• Available data:
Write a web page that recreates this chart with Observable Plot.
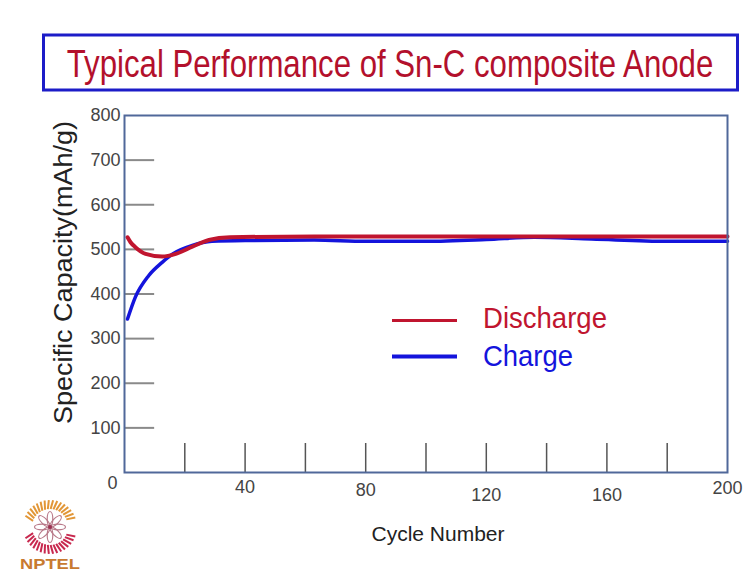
<!DOCTYPE html>
<html>
<head>
<meta charset="utf-8">
<script src="https://cdn.jsdelivr.net/npm/d3@7"></script>
<script src="https://cdn.jsdelivr.net/npm/@observablehq/plot@0.6"></script>
<style>
  html, body { margin: 0; padding: 0; background: #ffffff; }
  #chart { width: 750px; height: 575px; position: relative; }
</style>
</head>
<body>
<div id="chart"></div>
<script>
// ---------------- data ----------------
const titleText = "Typical Performance of Sn-C composite Anode";
const xAxisTitle = "Cycle Number";
const yAxisTitle = "Specific Capacity(mAh/g)";

const dischargeCycles = [1, 2, 3.6, 7, 12.5, 17, 22.5, 28, 35, 63, 100, 150, 200];
const dischargeValues = [527, 516, 505, 490, 484, 490, 506, 521, 527, 529, 529, 529, 529];

const chargeCycles = [1, 3.6, 8, 12.5, 16, 22.5, 29, 40, 63, 80, 100, 120, 136, 155, 180, 200];
const chargeValues = [344, 393, 441, 471, 490, 509, 518, 520, 521, 518, 518, 522, 527, 523, 518, 518];

const seriesNames = ["Discharge", "Charge"];
const seriesColors = ["#c0152f", "#1414dc"];

const yTickValues = [100, 200, 300, 400, 500, 600, 700];
const yTickLabels = [100, 200, 300, 400, 500, 600, 700, 800];
const xTickValues = [20, 40, 60, 80, 100, 120, 140, 160, 180];
const xTickLabels = [40, 80, 120, 160, 200];

// ---------------- style (not data) ----------------
const xLabelDy = [15, 18, 23, 23, 16];
const FONT = "'Liberation Sans', Arial, sans-serif";

const discharge = dischargeCycles.map((c, i) => ({cycle: c, value: dischargeValues[i]}));
const charge = chargeCycles.map((c, i) => ({cycle: c, value: chargeValues[i]}));

const xLabelMarks = xTickLabels.map((v, i) =>
  Plot.text([v], {x: d => d, y: 0, text: d => String(d), dy: xLabelDy[i],
    fontSize: 18, fill: "#444", textAnchor: "middle"}));

const plot = Plot.plot({
  width: 750,
  height: 575,
  marginLeft: 124,
  marginRight: 23,
  marginTop: 115,
  marginBottom: 103,
  style: {fontFamily: FONT, background: "#ffffff", overflow: "visible"},
  x: {domain: [0, 200], axis: null},
  y: {domain: [0, 800], axis: null},
  marks: [
    Plot.ruleY(yTickValues, {y: d => d, x1: 0, x2: 10, stroke: "#8a8a8a", strokeWidth: 2}),
    Plot.ruleX(xTickValues, {x: d => d, y1: 0, y2: 65, stroke: "#555", strokeWidth: 1.5}),
    Plot.line(charge, {x: "cycle", y: "value", stroke: seriesColors[1], strokeWidth: 3.5, curve: "monotone-x"}),
    Plot.line(discharge, {x: "cycle", y: "value", stroke: seriesColors[0], strokeWidth: 4, curve: "monotone-x"}),
    Plot.frame({stroke: "#50689a", strokeWidth: 2}),
    Plot.text(yTickLabels, {x: 0, y: d => d, text: d => String(d), dx: -4, textAnchor: "end",
      fontSize: 18, fill: "#444"}),
    Plot.text([0], {x: 0, y: 0, text: d => String(d), dx: -12, dy: 11, fontSize: 18, fill: "#444"}),
    ...xLabelMarks,
    Plot.text([xAxisTitle], {frameAnchor: "bottom", text: d => d, dx: 12, dy: 68, fontSize: 21, fill: "#222"}),
    Plot.text([yAxisTitle], {frameAnchor: "left", text: d => d, rotate: -90, textAnchor: "start",
      dx: -61, dy: 130, fontSize: 25, fill: "#222"})
  ]
});

document.getElementById("chart").appendChild(plot);

const svg = d3.select(plot);
svg.selectAll("text").filter(function() { return this.textContent === yAxisTitle; })
  .attr("textLength", 303).attr("lengthAdjust", "spacingAndGlyphs");

// ---------------- title box ----------------
svg.append("rect")
  .attr("x", 43.5).attr("y", 35).attr("width", 694).attr("height", 55)
  .attr("fill", "#ffffff").attr("stroke", "#1c1cc8").attr("stroke-width", 3);
const titleG = svg.append("g").attr("transform", "translate(390,77) scale(0.80,1)");
titleG.append("text")
  .attr("x", 0).attr("y", 0).attr("text-anchor", "middle")
  .attr("font-family", FONT).attr("font-size", 39).attr("fill", "#b3102c")
  .text(titleText);

// ---------------- legend ----------------
const legendRows = [
  {y: 320.5, base: 328, len: 124, width: 3},
  {y: 356.5, base: 366, len: 90, width: 4}
];
seriesNames.forEach((name, i) => {
  const r = legendRows[i];
  svg.append("line").attr("x1", 392).attr("x2", 457).attr("y1", r.y).attr("y2", r.y)
    .attr("stroke", seriesColors[i]).attr("stroke-width", r.width);
  svg.append("text").attr("x", 483).attr("y", r.base).attr("text-anchor", "start")
    .attr("font-family", FONT).attr("font-size", 29).attr("fill", seriesColors[i])
    .attr("textLength", r.len).attr("lengthAdjust", "spacingAndGlyphs")
    .text(name);
});

// ---------------- NPTEL logo ----------------
const logo = svg.append("g").attr("transform", "translate(50,527)");
for (let a = 200; a <= 340; a += 9) {
  const t = a * Math.PI / 180;
  logo.append("line")
    .attr("x1", 18 * Math.cos(t)).attr("y1", 18 * Math.sin(t))
    .attr("x2", 27 * Math.cos(t + 0.08)).attr("y2", 27 * Math.sin(t + 0.08))
    .attr("stroke", "#e29636").attr("stroke-width", 2);
}
for (let a = 20; a <= 160; a += 9) {
  const t = -a * Math.PI / 180 + Math.PI;
  logo.append("line")
    .attr("x1", 18 * Math.cos(t)).attr("y1", 18 * Math.sin(t))
    .attr("x2", 27 * Math.cos(t - 0.08)).attr("y2", 27 * Math.sin(t - 0.08))
    .attr("stroke", "#c8284e").attr("stroke-width", 2);
}
for (let k = 0; k < 8; k++) {
  logo.append("ellipse")
    .attr("cx", 0).attr("cy", -8).attr("rx", 2.8).attr("ry", 7.5)
    .attr("transform", `rotate(${k * 45})`)
    .attr("fill", "none").attr("stroke", "#b87888").attr("stroke-width", 1.2);
}
logo.append("circle").attr("r", 2).attr("fill", "#9a3050");
svg.append("text").attr("x", 50).attr("y", 569).attr("text-anchor", "middle")
  .attr("font-family", FONT).attr("font-weight", "bold").attr("font-size", 15)
  .attr("fill", "#c87a30").attr("textLength", 60).attr("lengthAdjust", "spacingAndGlyphs")
  .text("NPTEL");
</script>
</body>
</html>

• Stated goal: Restate the whole of the material word for word without the pictures.

• Task response:
Write a web page that recreates this chart with Observable Plot.
<!DOCTYPE html>
<html>
<head>
<meta charset="utf-8">
<script src="https://cdn.jsdelivr.net/npm/d3@7"></script>
<script src="https://cdn.jsdelivr.net/npm/@observablehq/plot@0.6"></script>
<style>
  html, body { margin: 0; padding: 0; background: #ffffff; }
  #chart { width: 750px; height: 575px; position: relative; }
</style>
</head>
<body>
<div id="chart"></div>
<script>
// ---------------- data ----------------
const titleText = "Typical Performance of Sn-C composite Anode";
const xAxisTitle = "Cycle Number";
const yAxisTitle = "Specific Capacity(mAh/g)";

const dischargeCycles = [1, 2, 3.6, 7, 12.5, 17, 22.5, 28, 35, 63, 100, 150, 200];
const dischargeValues = [527, 516, 505, 490, 484, 490, 506, 521, 527, 529, 529, 529, 529];

const chargeCycles = [1, 3.6, 8, 12.5, 16, 22.5, 29, 40, 63, 80, 100, 120, 136, 155, 180, 200];
const chargeValues = [344, 393, 441, 471, 490, 509, 518, 520, 521, 518, 518, 522, 527, 523, 518, 518];

const seriesNames = ["Discharge", "Charge"];
const seriesColors = ["#c0152f", "#1414dc"];

const yTickValues = [100, 200, 300, 400, 500, 600, 700];
const yTickLabels = [100, 200, 300, 400, 500, 600, 700, 800];
const xTickValues = [20, 40, 60, 80, 100, 120, 140, 160, 180];
const xTickLabels = [40, 80, 120, 160, 200];

// ---------------- style (not data) ----------------
const xLabelDy = [15, 18, 23, 23, 16];
const FONT = "'Liberation Sans', Arial, sans-serif";

const discharge = dischargeCycles.map((c, i) => ({cycle: c, value: dischargeValues[i]}));
const charge = chargeCycles.map((c, i) => ({cycle: c, value: chargeValues[i]}));

const xLabelMarks = xTickLabels.map((v, i) =>
  Plot.text([v], {x: d => d, y: 0, text: d => String(d), dy: xLabelDy[i],
    fontSize: 18, fill: "#444", textAnchor: "middle"}));

const plot = Plot.plot({
  width: 750,
  height: 575,
  marginLeft: 124,
  marginRight: 23,
  marginTop: 115,
  marginBottom: 103,
  style: {fontFamily: FONT, background: "#ffffff", overflow: "visible"},
  x: {domain: [0, 200], axis: null},
  y: {domain: [0, 800], axis: null},
  marks: [
    Plot.ruleY(yTickValues, {y: d => d, x1: 0, x2: 10, stroke: "#8a8a8a", strokeWidth: 2}),
    Plot.ruleX(xTickValues, {x: d => d, y1: 0, y2: 65, stroke: "#555", strokeWidth: 1.5}),
    Plot.line(charge, {x: "cycle", y: "value", stroke: seriesColors[1], strokeWidth: 3.5, curve: "monotone-x"}),
    Plot.line(discharge, {x: "cycle", y: "value", stroke: seriesColors[0], strokeWidth: 4, curve: "monotone-x"}),
    Plot.frame({stroke: "#50689a", strokeWidth: 2}),
    Plot.text(yTickLabels, {x: 0, y: d => d, text: d => String(d), dx: -4, textAnchor: "end",
      fontSize: 18, fill: "#444"}),
    Plot.text([0], {x: 0, y: 0, text: d => String(d), dx: -12, dy: 11, fontSize: 18, fill: "#444"}),
    ...xLabelMarks,
    Plot.text([xAxisTitle], {frameAnchor: "bottom", text: d => d, dx: 12, dy: 68, fontSize: 21, fill: "#222"}),
    Plot.text([yAxisTitle], {frameAnchor: "left", text: d => d, rotate: -90, textAnchor: "start",
      dx: -61, dy: 130, fontSize: 25, fill: "#222"})
  ]
});

document.getElementById("chart").appendChild(plot);

const svg = d3.select(plot);
svg.selectAll("text").filter(function() { return this.textContent === yAxisTitle; })
  .attr("textLength", 303).attr("lengthAdjust", "spacingAndGlyphs");

// ---------------- title box ----------------
svg.append("rect")
  .attr("x", 43.5).attr("y", 35).attr("width", 694).attr("height", 55)
  .attr("fill", "#ffffff").attr("stroke", "#1c1cc8").attr("stroke-width", 3);
const titleG = svg.append("g").attr("transform", "translate(390,77) scale(0.80,1)");
titleG.append("text")
  .attr("x", 0).attr("y", 0).attr("text-anchor", "middle")
  .attr("font-family", FONT).attr("font-size", 39).attr("fill", "#b3102c")
  .text(titleText);

// ---------------- legend ----------------
const legendRows = [
  {y: 320.5, base: 328, len: 124, width: 3},
  {y: 356.5, base: 366, len: 90, width: 4}
];
seriesNames.forEach((name, i) => {
  const r = legendRows[i];
  svg.append("line").attr("x1", 392).attr("x2", 457).attr("y1", r.y).attr("y2", r.y)
    .attr("stroke", seriesColors[i]).attr("stroke-width", r.width);
  svg.append("text").attr("x", 483).attr("y", r.base).attr("text-anchor", "start")
    .attr("font-family", FONT).attr("font-size", 29).attr("fill", seriesColors[i])
    .attr("textLength", r.len).attr("lengthAdjust", "spacingAndGlyphs")
    .text(name);
});

// ---------------- NPTEL logo ----------------
const logo = svg.append("g").attr("transform", "translate(50,527)");
for (let a = 200; a <= 340; a += 9) {
  const t = a * Math.PI / 180;
  logo.append("line")
    .attr("x1", 18 * Math.cos(t)).attr("y1", 18 * Math.sin(t))
    .attr("x2", 27 * Math.cos(t + 0.08)).attr("y2", 27 * Math.sin(t + 0.08))
    .attr("stroke", "#e29636").attr("stroke-width", 2);
}
for (let a = 20; a <= 160; a += 9) {
  const t = -a * Math.PI / 180 + Math.PI;
  logo.append("line")
    .attr("x1", 18 * Math.cos(t)).attr("y1", 18 * Math.sin(t))
    .attr("x2", 27 * Math.cos(t - 0.08)).attr("y2", 27 * Math.sin(t - 0.08))
    .attr("stroke", "#c8284e").attr("stroke-width", 2);
}
for (let k = 0; k < 8; k++) {
  logo.append("ellipse")
    .attr("cx", 0).attr("cy", -8).attr("rx", 2.8).attr("ry", 7.5)
    .attr("transform", `rotate(${k * 45})`)
    .attr("fill", "none").attr("stroke", "#b87888").attr("stroke-width", 1.2);
}
logo.append("circle").attr("r", 2).attr("fill", "#9a3050");
svg.append("text").attr("x", 50).attr("y", 569).attr("text-anchor", "middle")
  .attr("font-family", FONT).attr("font-weight", "bold").attr("font-size", 15)
  .attr("fill", "#c87a30").attr("textLength", 60).attr("lengthAdjust", "spacingAndGlyphs")
  .text("NPTEL");
</script>
</body>
</html>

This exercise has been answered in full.